### [Recorded information]
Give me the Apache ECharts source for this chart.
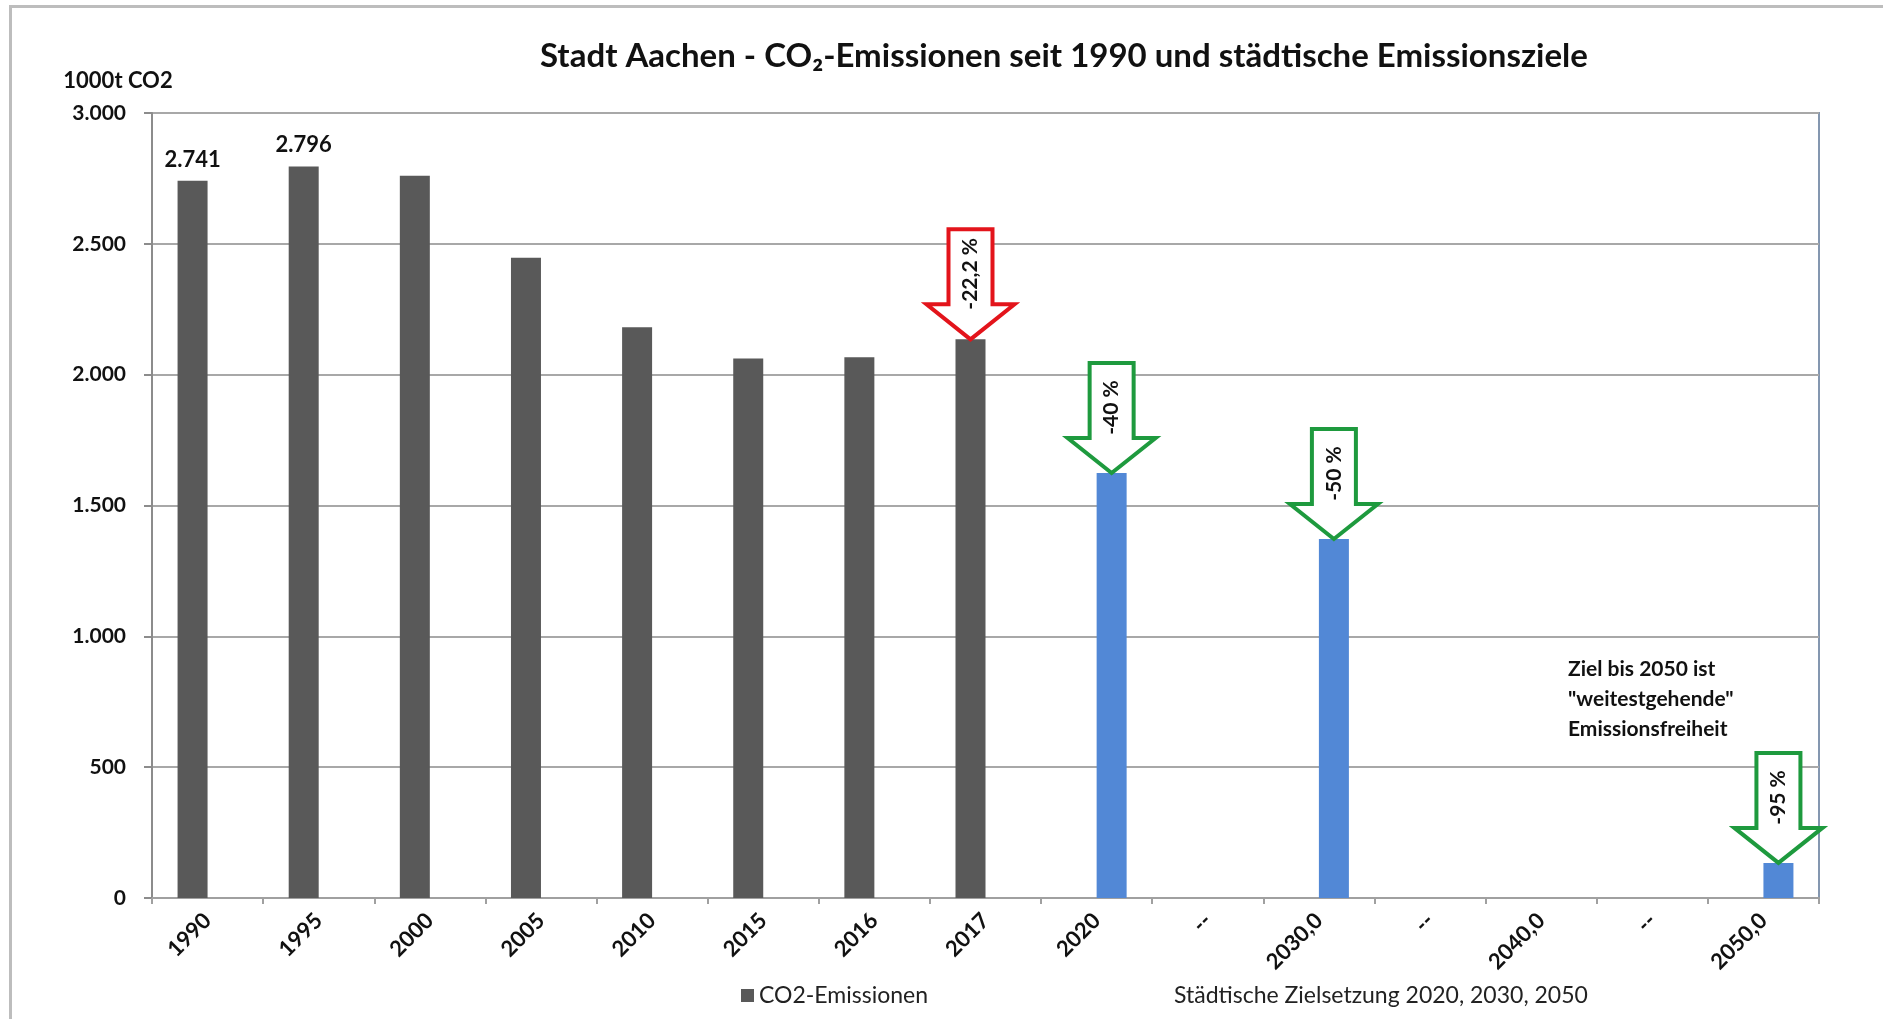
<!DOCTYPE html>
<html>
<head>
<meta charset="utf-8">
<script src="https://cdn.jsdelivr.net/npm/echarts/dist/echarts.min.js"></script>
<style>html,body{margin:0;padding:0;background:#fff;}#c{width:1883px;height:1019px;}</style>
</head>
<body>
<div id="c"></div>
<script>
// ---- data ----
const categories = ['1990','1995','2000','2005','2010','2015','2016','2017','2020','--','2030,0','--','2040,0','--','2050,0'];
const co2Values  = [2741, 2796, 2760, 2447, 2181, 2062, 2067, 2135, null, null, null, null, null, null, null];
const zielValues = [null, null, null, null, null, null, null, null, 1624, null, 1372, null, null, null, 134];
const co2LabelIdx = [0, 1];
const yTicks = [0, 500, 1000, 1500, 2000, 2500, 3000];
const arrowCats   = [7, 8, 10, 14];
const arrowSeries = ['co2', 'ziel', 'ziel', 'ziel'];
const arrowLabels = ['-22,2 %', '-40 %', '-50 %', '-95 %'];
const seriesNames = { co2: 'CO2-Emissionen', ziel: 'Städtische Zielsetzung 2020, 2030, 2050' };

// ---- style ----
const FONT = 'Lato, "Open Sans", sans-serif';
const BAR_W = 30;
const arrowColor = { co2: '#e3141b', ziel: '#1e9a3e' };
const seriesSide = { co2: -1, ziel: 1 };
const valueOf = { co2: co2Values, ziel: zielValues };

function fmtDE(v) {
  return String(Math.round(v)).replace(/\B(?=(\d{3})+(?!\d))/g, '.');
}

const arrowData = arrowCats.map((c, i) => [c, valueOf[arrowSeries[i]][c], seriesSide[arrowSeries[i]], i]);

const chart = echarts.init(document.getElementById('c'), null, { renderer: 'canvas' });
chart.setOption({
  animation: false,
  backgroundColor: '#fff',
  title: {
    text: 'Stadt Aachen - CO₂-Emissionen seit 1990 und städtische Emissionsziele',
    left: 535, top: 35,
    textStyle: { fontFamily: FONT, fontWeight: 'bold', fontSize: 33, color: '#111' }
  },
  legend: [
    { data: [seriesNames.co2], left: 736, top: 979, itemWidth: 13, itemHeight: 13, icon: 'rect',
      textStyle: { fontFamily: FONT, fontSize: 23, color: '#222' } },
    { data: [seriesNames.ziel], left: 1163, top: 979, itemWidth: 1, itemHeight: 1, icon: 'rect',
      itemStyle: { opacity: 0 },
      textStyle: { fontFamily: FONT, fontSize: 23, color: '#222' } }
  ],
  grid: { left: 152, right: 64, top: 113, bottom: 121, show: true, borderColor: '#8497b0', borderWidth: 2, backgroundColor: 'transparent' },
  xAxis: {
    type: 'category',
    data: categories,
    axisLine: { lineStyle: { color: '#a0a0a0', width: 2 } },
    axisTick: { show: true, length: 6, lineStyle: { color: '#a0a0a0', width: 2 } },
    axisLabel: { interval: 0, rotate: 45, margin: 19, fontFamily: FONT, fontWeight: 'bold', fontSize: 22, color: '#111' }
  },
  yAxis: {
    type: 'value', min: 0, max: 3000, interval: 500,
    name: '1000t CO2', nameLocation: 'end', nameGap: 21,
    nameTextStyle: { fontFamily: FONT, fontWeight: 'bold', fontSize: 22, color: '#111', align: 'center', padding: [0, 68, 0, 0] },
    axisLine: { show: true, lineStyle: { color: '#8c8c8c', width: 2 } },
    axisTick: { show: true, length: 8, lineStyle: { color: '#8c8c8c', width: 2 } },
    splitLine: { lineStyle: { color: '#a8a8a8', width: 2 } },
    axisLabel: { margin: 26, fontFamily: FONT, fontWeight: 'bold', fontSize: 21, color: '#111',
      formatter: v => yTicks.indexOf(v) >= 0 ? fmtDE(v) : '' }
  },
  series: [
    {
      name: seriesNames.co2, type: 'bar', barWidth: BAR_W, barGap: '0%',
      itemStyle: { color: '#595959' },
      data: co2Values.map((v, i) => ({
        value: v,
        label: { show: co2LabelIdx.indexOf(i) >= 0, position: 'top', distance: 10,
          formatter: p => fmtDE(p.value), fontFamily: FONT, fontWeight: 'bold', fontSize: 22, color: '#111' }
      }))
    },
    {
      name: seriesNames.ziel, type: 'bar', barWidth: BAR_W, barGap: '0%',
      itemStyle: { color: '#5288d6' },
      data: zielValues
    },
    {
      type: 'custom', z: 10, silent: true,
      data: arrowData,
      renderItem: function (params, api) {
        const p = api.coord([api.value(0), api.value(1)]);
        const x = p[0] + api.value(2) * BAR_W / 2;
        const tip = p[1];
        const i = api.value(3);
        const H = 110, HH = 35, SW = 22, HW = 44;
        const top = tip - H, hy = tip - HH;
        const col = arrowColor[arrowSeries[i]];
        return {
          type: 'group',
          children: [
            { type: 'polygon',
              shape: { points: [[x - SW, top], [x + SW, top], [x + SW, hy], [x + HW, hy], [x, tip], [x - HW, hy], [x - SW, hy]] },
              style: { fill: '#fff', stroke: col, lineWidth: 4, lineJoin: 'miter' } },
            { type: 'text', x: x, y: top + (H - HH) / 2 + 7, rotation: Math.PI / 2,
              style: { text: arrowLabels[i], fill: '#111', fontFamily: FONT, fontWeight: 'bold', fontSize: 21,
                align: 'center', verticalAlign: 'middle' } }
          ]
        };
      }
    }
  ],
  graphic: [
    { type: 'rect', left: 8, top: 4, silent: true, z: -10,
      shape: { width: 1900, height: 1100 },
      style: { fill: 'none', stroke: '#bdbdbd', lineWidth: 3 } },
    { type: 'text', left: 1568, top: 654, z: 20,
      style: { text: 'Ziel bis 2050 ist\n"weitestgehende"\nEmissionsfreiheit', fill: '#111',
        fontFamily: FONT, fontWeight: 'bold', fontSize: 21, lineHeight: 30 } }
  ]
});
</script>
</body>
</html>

--

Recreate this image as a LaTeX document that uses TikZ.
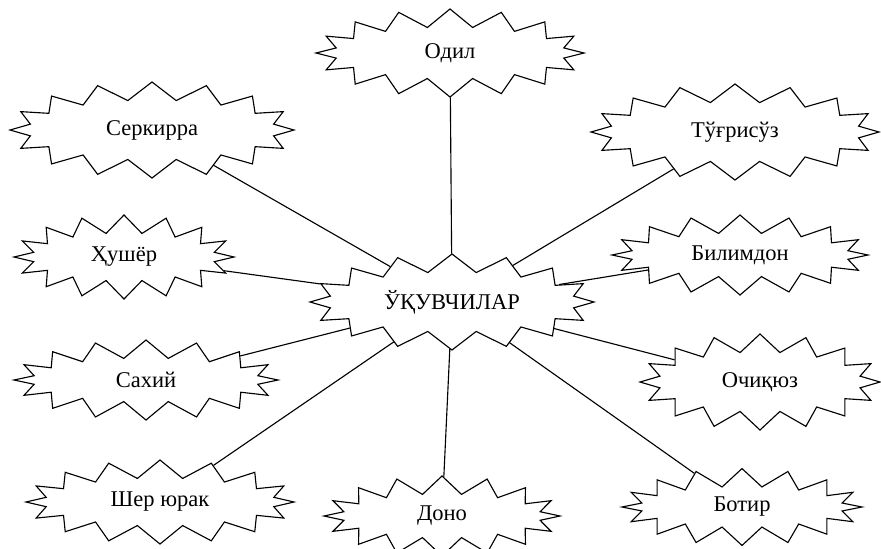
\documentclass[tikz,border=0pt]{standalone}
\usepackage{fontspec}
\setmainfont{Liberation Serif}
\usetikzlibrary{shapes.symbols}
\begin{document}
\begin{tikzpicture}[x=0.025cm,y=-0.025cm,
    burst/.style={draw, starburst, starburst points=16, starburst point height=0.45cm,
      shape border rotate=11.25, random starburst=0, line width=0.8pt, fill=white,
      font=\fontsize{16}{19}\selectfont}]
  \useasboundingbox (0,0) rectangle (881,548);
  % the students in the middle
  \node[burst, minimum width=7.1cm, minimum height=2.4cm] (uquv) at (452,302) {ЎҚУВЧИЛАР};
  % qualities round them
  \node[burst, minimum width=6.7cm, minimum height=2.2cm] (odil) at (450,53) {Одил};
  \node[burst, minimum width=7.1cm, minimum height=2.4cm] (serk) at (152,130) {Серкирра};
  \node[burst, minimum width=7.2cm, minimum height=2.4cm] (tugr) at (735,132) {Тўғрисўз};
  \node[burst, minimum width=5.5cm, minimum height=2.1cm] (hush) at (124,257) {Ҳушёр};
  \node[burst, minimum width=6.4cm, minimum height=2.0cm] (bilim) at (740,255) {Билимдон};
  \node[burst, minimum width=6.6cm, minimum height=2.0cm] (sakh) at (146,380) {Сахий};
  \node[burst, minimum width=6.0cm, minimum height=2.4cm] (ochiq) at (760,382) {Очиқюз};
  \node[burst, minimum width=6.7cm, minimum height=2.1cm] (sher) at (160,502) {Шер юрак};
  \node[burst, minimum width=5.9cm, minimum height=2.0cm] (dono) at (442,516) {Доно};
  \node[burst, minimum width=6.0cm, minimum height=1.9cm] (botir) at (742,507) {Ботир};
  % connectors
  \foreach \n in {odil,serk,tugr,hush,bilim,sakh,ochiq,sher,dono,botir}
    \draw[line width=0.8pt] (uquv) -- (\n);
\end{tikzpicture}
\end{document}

### [Work required]
Go through the material and select each line with the string "this" in it.

### [Result of the exercise]
Give me the Apache ECharts source for this chart.
Recreate this image as a LaTeX document that uses TikZ.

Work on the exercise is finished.